Given that our goal here is to do some hiking, I must confess that I wouldn't mind a tad less snow in my viewshed.

Supposedly it's less snowy east of here. And east of here is where we're starting our overnight hike to a mountain hut tomorrow. So it might all turn out just fine.

And if it's too snowy—we can always turn around. We have options. Not to mention free will.

But back to loving and hating: I love the "otherness" of a snowy landscape, with all the usual features blanketed, hidden. I love to be in fresh falling snow, especially swirling, dancing, gloppy wet snowflakes. I love to ski—cross-country. (I've tried downhill and telemark, but I'm too impatient: I want to be able to do it well without having to practice. Cross-country I can do well enough.) I have very much enjoyed the snow camping I've done, which isn't a whole lot—Crater Lake, Mt. McKinley/Denali, Ruth Gorge in Alaska, SAR exercises in the Sierra.
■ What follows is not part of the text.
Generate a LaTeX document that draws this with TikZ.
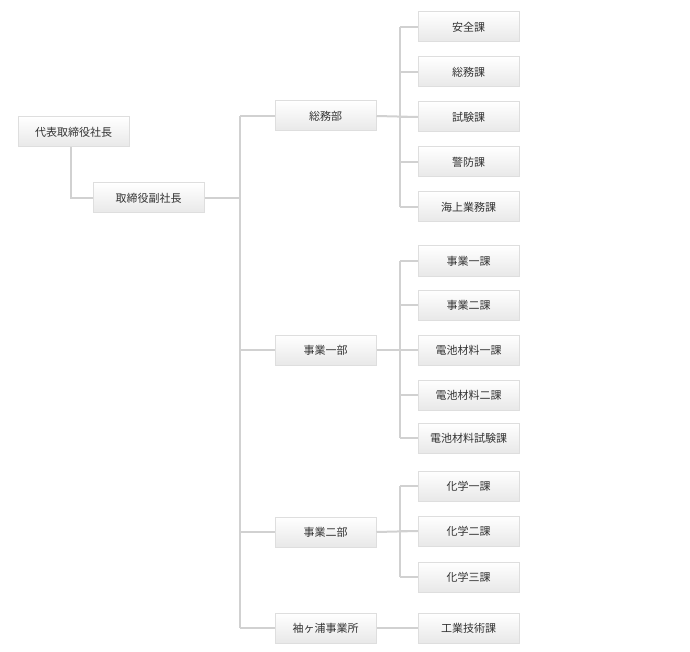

I always end up being surprised at how comfortable I am. There's nothing like a good down sleeping bag on a couple of sleeping pads, and a good sturdy tent, to keep you warm and cozy. A little whisky doesn't hurt either.

What do I hate? Getting cold, getting wet. And that can happen pretty easily, if one doesn't do things right. I also hate waking up in the morning in my yummy-warm down bag and having to get out of the bag and into freezing clothes. Brrrrr.
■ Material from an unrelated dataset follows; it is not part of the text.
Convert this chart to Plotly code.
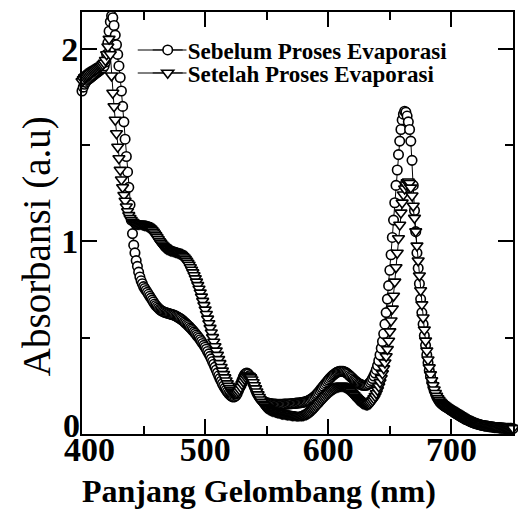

But when I think about going to the snow, perversely, I tend to focus on my fear of getting cold and wet—rather than anticipating the pleasure. And indeed, the pleasures far, far outweigh the discomforts. I need to remember that. (This is actually a lesson I could ponder in various realms of my existence.)
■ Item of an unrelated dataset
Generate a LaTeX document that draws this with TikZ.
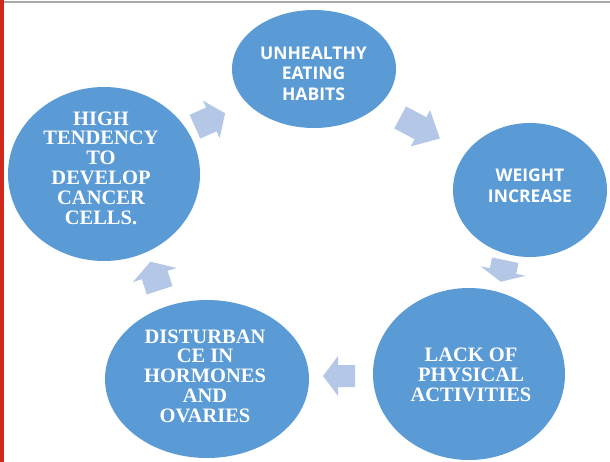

So for tomorrow: I'm going to look forward to getting out into the otherworldly landscape, enjoying the exercise, leaving civilization behind (for a while: I'm also looking forward to getting to the hut and having a hot meal!), and frolicking with a few of my favorite people. If we're extraordinarily lucky, we may even see some wild reindeer. That would make me giddy with joy.